# START OF INFORMATION SUPPLIED

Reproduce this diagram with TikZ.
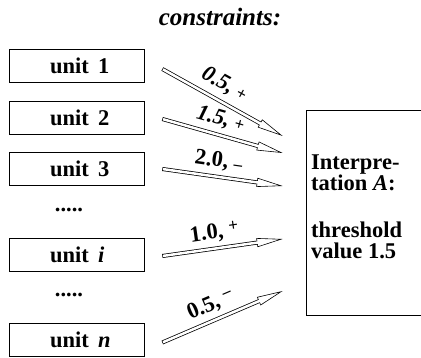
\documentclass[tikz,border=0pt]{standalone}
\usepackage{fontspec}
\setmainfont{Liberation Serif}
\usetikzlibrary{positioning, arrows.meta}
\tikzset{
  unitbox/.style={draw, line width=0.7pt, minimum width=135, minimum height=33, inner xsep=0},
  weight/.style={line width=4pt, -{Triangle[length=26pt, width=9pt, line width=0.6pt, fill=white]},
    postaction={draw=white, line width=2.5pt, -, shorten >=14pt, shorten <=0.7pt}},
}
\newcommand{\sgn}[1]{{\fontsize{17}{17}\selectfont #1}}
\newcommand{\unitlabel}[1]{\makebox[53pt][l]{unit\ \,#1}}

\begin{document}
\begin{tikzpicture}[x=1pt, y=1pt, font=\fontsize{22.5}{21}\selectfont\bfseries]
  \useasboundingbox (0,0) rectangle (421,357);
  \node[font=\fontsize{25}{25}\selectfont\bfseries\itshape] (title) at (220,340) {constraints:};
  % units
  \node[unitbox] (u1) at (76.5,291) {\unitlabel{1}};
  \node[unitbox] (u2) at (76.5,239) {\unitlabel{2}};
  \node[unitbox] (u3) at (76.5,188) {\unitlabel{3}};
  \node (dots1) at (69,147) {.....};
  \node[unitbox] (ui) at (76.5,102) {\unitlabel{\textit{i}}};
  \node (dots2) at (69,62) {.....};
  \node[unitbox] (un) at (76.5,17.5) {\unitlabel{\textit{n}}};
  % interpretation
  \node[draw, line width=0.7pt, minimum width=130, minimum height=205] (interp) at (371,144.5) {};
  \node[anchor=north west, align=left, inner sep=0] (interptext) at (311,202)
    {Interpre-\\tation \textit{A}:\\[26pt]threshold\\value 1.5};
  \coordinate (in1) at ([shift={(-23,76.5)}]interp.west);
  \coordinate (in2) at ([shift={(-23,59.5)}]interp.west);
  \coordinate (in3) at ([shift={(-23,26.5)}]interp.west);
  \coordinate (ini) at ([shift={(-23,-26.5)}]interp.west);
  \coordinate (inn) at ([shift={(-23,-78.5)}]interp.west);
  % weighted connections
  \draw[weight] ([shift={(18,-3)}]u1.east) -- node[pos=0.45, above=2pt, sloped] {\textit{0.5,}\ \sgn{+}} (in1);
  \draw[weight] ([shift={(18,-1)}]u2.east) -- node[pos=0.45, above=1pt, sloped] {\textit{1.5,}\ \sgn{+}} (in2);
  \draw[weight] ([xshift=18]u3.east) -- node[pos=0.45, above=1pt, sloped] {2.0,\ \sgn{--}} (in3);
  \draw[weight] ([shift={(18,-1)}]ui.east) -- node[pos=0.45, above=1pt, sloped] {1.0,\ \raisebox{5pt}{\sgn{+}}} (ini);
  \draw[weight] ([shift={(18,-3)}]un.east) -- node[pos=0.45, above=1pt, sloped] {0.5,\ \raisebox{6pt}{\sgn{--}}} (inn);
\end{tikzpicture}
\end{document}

# END OF INFORMATION SUPPLIED

Go through the material above and print all of it exactly, except the pictures.

RESULT BELOW —
Reproduce this diagram with TikZ.
\documentclass[tikz,border=0pt]{standalone}
\usepackage{fontspec}
\setmainfont{Liberation Serif}
\usetikzlibrary{positioning, arrows.meta}
\tikzset{
  unitbox/.style={draw, line width=0.7pt, minimum width=135, minimum height=33, inner xsep=0},
  weight/.style={line width=4pt, -{Triangle[length=26pt, width=9pt, line width=0.6pt, fill=white]},
    postaction={draw=white, line width=2.5pt, -, shorten >=14pt, shorten <=0.7pt}},
}
\newcommand{\sgn}[1]{{\fontsize{17}{17}\selectfont #1}}
\newcommand{\unitlabel}[1]{\makebox[53pt][l]{unit\ \,#1}}

\begin{document}
\begin{tikzpicture}[x=1pt, y=1pt, font=\fontsize{22.5}{21}\selectfont\bfseries]
  \useasboundingbox (0,0) rectangle (421,357);
  \node[font=\fontsize{25}{25}\selectfont\bfseries\itshape] (title) at (220,340) {constraints:};
  % units
  \node[unitbox] (u1) at (76.5,291) {\unitlabel{1}};
  \node[unitbox] (u2) at (76.5,239) {\unitlabel{2}};
  \node[unitbox] (u3) at (76.5,188) {\unitlabel{3}};
  \node (dots1) at (69,147) {.....};
  \node[unitbox] (ui) at (76.5,102) {\unitlabel{\textit{i}}};
  \node (dots2) at (69,62) {.....};
  \node[unitbox] (un) at (76.5,17.5) {\unitlabel{\textit{n}}};
  % interpretation
  \node[draw, line width=0.7pt, minimum width=130, minimum height=205] (interp) at (371,144.5) {};
  \node[anchor=north west, align=left, inner sep=0] (interptext) at (311,202)
    {Interpre-\\tation \textit{A}:\\[26pt]threshold\\value 1.5};
  \coordinate (in1) at ([shift={(-23,76.5)}]interp.west);
  \coordinate (in2) at ([shift={(-23,59.5)}]interp.west);
  \coordinate (in3) at ([shift={(-23,26.5)}]interp.west);
  \coordinate (ini) at ([shift={(-23,-26.5)}]interp.west);
  \coordinate (inn) at ([shift={(-23,-78.5)}]interp.west);
  % weighted connections
  \draw[weight] ([shift={(18,-3)}]u1.east) -- node[pos=0.45, above=2pt, sloped] {\textit{0.5,}\ \sgn{+}} (in1);
  \draw[weight] ([shift={(18,-1)}]u2.east) -- node[pos=0.45, above=1pt, sloped] {\textit{1.5,}\ \sgn{+}} (in2);
  \draw[weight] ([xshift=18]u3.east) -- node[pos=0.45, above=1pt, sloped] {2.0,\ \sgn{--}} (in3);
  \draw[weight] ([shift={(18,-1)}]ui.east) -- node[pos=0.45, above=1pt, sloped] {1.0,\ \raisebox{5pt}{\sgn{+}}} (ini);
  \draw[weight] ([shift={(18,-3)}]un.east) -- node[pos=0.45, above=1pt, sloped] {0.5,\ \raisebox{6pt}{\sgn{--}}} (inn);
\end{tikzpicture}
\end{document}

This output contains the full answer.